With this additional information, I made significant enhancements to the dictionary database. Here’s what an enriched entry looks like:
Exercise generation is at the heart of this application. A wide variety of exercise types is essential for reinforcing different aspects of language learning—from vocabulary and grammar to listening and speaking.
Below is a list of the exercise types the app supports:
Exercise Name | Stimulus | Interaction Type | Description |
---|---|---|---|
Fill in the Blank (Word) | text | fill_blank | User types missing word (character or pinyin) |
Fill in the Blank (Sentence) | text | fill_blank | User types missing part of a sentence |
Image Flash Card → Type | image | free_text | User types translation or description |
Image Flash Card → Describe Image | image | free_text | User writes a description of the image |
Image Flash Card → Pick Audio | image | audio_select | User selects matching audio for image |
Character Flash Card → Type | text | free_text | User types the character shown |
Description Flash Card → Pick Image | text | image_select | User matches description to image |
Chinese Char MCQ → Pick English | text | multiple_choice | User sees Chinese character, selects English |
English Char MCQ → Pick Chinese | text | multiple_choice | User sees English, selects Chinese character |
Chinese Sentence MCQ → Pick English | text | multiple_choice | User matches Chinese sentence to English |
English Sentence MCQ → Pick Chinese | text | multiple_choice | User matches English sentence to Chinese |
Audio Word → Pick English | audio | multiple_choice | User hears Chinese, selects English meaning |
Audio Word → Type Chinese | audio | free_text | User hears audio and types Chinese |
Audio Dialogue → Type Response | dialogue | free_text | User types response to audio dialogue |
Audio Dialogue → Record Response | dialogue | record_audio | User speaks a response to the dialogue |
Sentence Reordering | text | drag_drop | User rearranges words to form a correct sentence |
Grammar Pattern Highlighting | text | highlight | User highlights grammar structures (e.g., 把) |
Pair Matching | text | match_pairs | User matches synonyms or equivalents |
Reading with Questions | text | multiple_choice | Read a passage and answer comprehension questions |
Continue the Story | text | free_text | User writes to extend a provided story or sentence |
Error Correction | text | free_text | User identifies and corrects a grammar mistake |
Shadowing Practice | audio | record_audio | User mimics audio clip and gets feedback |
Describe a Scene (Speaking) | image | record_audio | User describes an image aloud |
Simulated Roleplay | dialogue | record_audio | User records a role-based conversational reply |
I’m currently in the process of fine-tuning these exercises. The main challenge is handling the wide variety of input and output formats while still ensuring that the AI produces structured and consistent responses.
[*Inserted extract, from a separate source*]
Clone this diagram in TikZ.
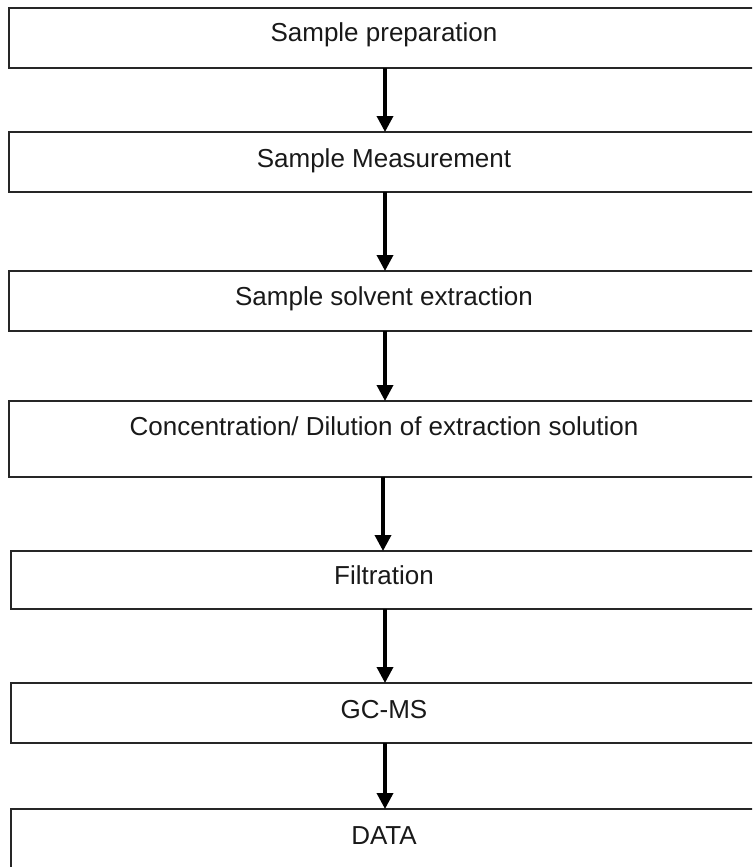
\documentclass[tikz,border=0pt]{standalone}
\usepackage{fontspec}
\setmainfont{Liberation Sans}
\usetikzlibrary{arrows.meta}
\begin{document}
\begin{tikzpicture}[x=1pt,y=-1pt,
  box/.style={draw=black!85, line width=1.6pt, rectangle, outer sep=0pt, inner sep=0pt, minimum width=760pt, anchor=north west},
  lbl/.style={font=\fontsize{26}{29}\selectfont, anchor=base, inner sep=0pt, text=black!90},
  arr/.style={line width=3.5pt, -{Triangle[width=16pt,length=16pt]}}]
\useasboundingbox (0,0) rectangle (752,867);
\clip (0,0) rectangle (752,867);
\node[box, minimum height=60pt] (b1) at (9,8) {};
\node[box, minimum height=60pt] (b2) at (9,132) {};
\node[box, minimum height=60pt] (b3) at (9,271) {};
\node[box, minimum height=76pt] (b4) at (9,401) {};
\node[box, minimum height=58pt, minimum width=748pt] (b5) at (11,551) {};
\node[box, minimum height=60pt, minimum width=748pt] (b6) at (11,683) {};
\node[box, minimum height=80pt, minimum width=748pt] (b7) at (11,809) {};
\node[lbl] (t1) at (384,42) {Sample preparation};
\node[lbl] (t2) at (384,167) {Sample Measurement};
\node[lbl] (t3) at (384,305) {Sample solvent extraction};
\node[lbl] (t4) at (384,435) {Concentration/ Dilution of extraction solution};
\node[lbl] (t5) at (384,584) {Filtration};
\node[lbl] (t6) at (384,718) {GC-MS};
\node[lbl] (t7) at (384,844) {DATA};
\coordinate (a1) at (385,68);
\draw[arr] (a1) -- (a1 |- b2.north);
\coordinate (a2) at (385,192);
\draw[arr] (a2) -- (a2 |- b3.north);
\coordinate (a3) at (385,331);
\draw[arr] (a3) -- (a3 |- b4.north);
\coordinate (a4) at (383,477);
\draw[arr] (a4) -- (a4 |- b5.north);
\coordinate (a5) at (385,609);
\draw[arr] (a5) -- (a5 |- b6.north);
\coordinate (a6) at (385,743);
\draw[arr] (a6) -- (a6 |- b7.north);
\end{tikzpicture}
\end{document}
Below is a screenshot of a multiple-choice exercise generated for the word “bus.”
In the Chinese learning communities I’m part of, there’s been a lot of interest in having an app like this available. With that in mind, I designed a user flow that would work not just for me, but for a broader audience of learners.
One of the most requested features was a skill level assessment to help users get started. I’ve incorporated that into the app’s onboarding experience.
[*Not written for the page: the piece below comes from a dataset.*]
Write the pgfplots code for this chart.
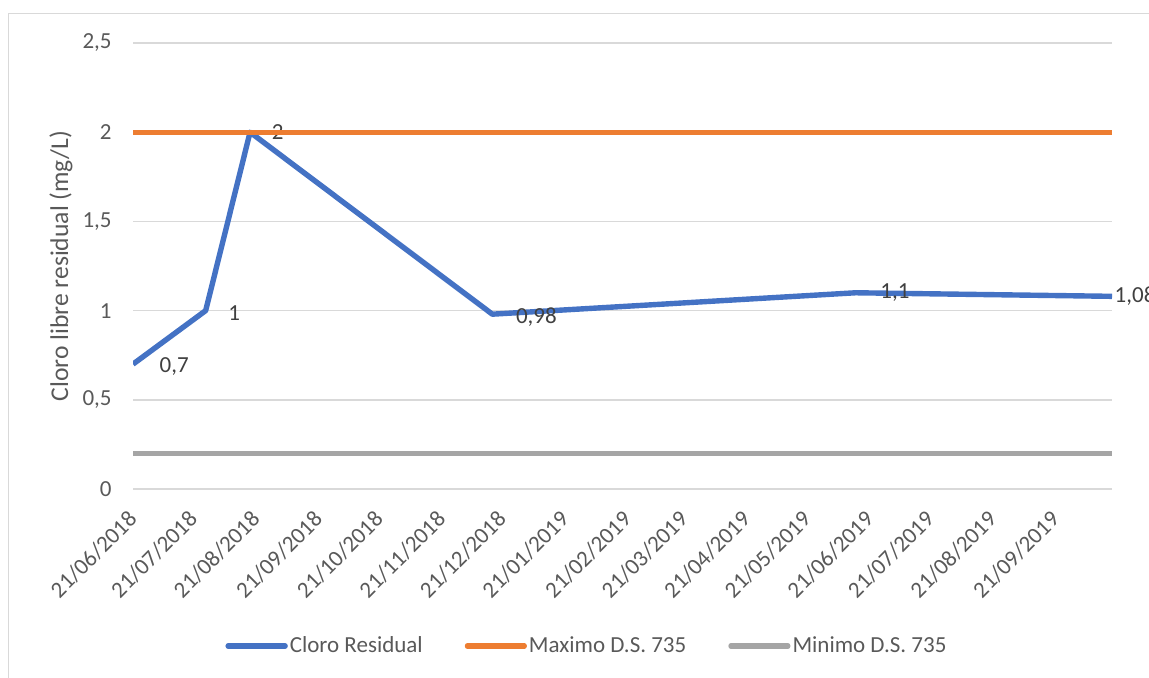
\documentclass[border=0pt]{standalone}
\usepackage{pgfplots}
\pgfplotsset{compat=1.18}
\usepackage{pgfplotstable}
\usepackage{fontspec}
\setmainfont{Carlito}
\definecolor{cblue}{HTML}{4472C4}
\definecolor{corange}{HTML}{ED7D31}
\definecolor{cgray}{HTML}{A5A5A5}
\definecolor{cgrid}{HTML}{D9D9D9}
\definecolor{ctext}{HTML}{595959}
\definecolor{clab}{HTML}{404040}

% x = days since 21/06/2018
\pgfplotstableread{
x y lab dx dy
0 0.7 {0,7} 12 -1
36 1 {1} 10 -1
58 2 {2} 9.5 0
178 0.98 {0,98} 10.5 -1.5
358 1.1 {1,1} 11 0
485 1.08 {1,08} 0 0
}\cloro

\begin{document}
\begin{tikzpicture}
\useasboundingbox (0,0) rectangle (574.5pt,338.5pt);
\draw[cgrid, line width=0.75pt] (4.2pt,-2pt) -- (4.2pt,331.8pt) -- (580pt,331.8pt);
\begin{axis}[
  at={(66.5pt,94pt)}, anchor=south west,
  width=489.5pt, height=223pt, scale only axis,
  xmin=0, xmax=485, ymin=0, ymax=2.5,
  ytick={0,0.5,1,1.5,2,2.5},
  xtick={0,30,61,92,122,153,183,214,245,273,304,334,365,395,426,457},
  xticklabels={21/06/2018,21/07/2018,21/08/2018,21/09/2018,21/10/2018,21/11/2018,21/12/2018,21/01/2019,21/02/2019,21/03/2019,21/04/2019,21/05/2019,21/06/2019,21/07/2019,21/08/2019,21/09/2019},
  axis line style={draw=none},
  major tick length=0pt,
  tick style={draw=none},
  ymajorgrids, major grid style={cgrid, line width=0.75pt},
  /pgf/number format/use comma,
  /pgf/number format/assume math mode=true,
  tick label style={font=\fontsize{11.5}{14}\selectfont, text=ctext},
  yticklabel style={anchor=east, inner sep=0pt, xshift=-10.5pt},
  xticklabel style={rotate=45, anchor=east, inner sep=0pt},
  xticklabel shift=13pt,
  ylabel={Cloro libre residual (mg/L)},
  ylabel style={at={(axis description cs:-0.0735,0.5)}, anchor=center, font=\fontsize{12.8}{15}\selectfont, text=ctext},
  clip mode=individual,
  legend columns=3,
  legend style={at={(0.4637,-0.352)}, anchor=center, draw=none, fill=none,
    font=\fontsize{11.5}{14}\selectfont, text=ctext,
    /tikz/every even column/.append style={column sep=20pt},
    nodes={inner sep=1pt}},
  legend image code/.code={\draw[#1, line cap=round] (0pt,0pt) -- (28.5pt,0pt);},
]
\addplot[cblue, line width=2.7pt, line join=round,
  point meta=explicit symbolic,
  visualization depends on={\thisrow{dx}\as\dx},
  visualization depends on={\thisrow{dy}\as\dy},
  nodes near coords,
  nodes near coords style={anchor=west, inner sep=0pt, xshift=\dx pt, yshift=\dy pt,
    font=\fontsize{11.5}{14}\selectfont, text=clab}]
  table[x=x, y=y, meta=lab] {\cloro};
\addlegendentry{Cloro Residual}
\addplot[corange, line width=2.6pt] coordinates {(0,2) (485,2)};
\addlegendentry{Maximo D.S. 735}
\addplot[cgray, line width=2.6pt] coordinates {(0,0.2) (485,0.2)};
\addlegendentry{Minimo D.S. 735}
\end{axis}
\end{tikzpicture}
\end{document}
As mentioned earlier, mastering a language requires developing multiple skills: vocabulary, grammar, pronunciation, reading comprehension, and listening. A feature I’d love to see is the ability to identify which of these areas a learner needs to focus on.
For example, my Chinese reading is much stronger than my listening. Having visibility into that imbalance, along with personalized progress tracking for each category, would make learning more targeted and effective.
To explore how this might work, I created a few wireframes showing sample question types that assess each skill area.
Lastly, I quickly put together some UI designs in Figma that visually keeps with the spirit of other language learning apps.
I'm currently doing usability testing with the proof of concept and make sure my prompts are returning the right infomration.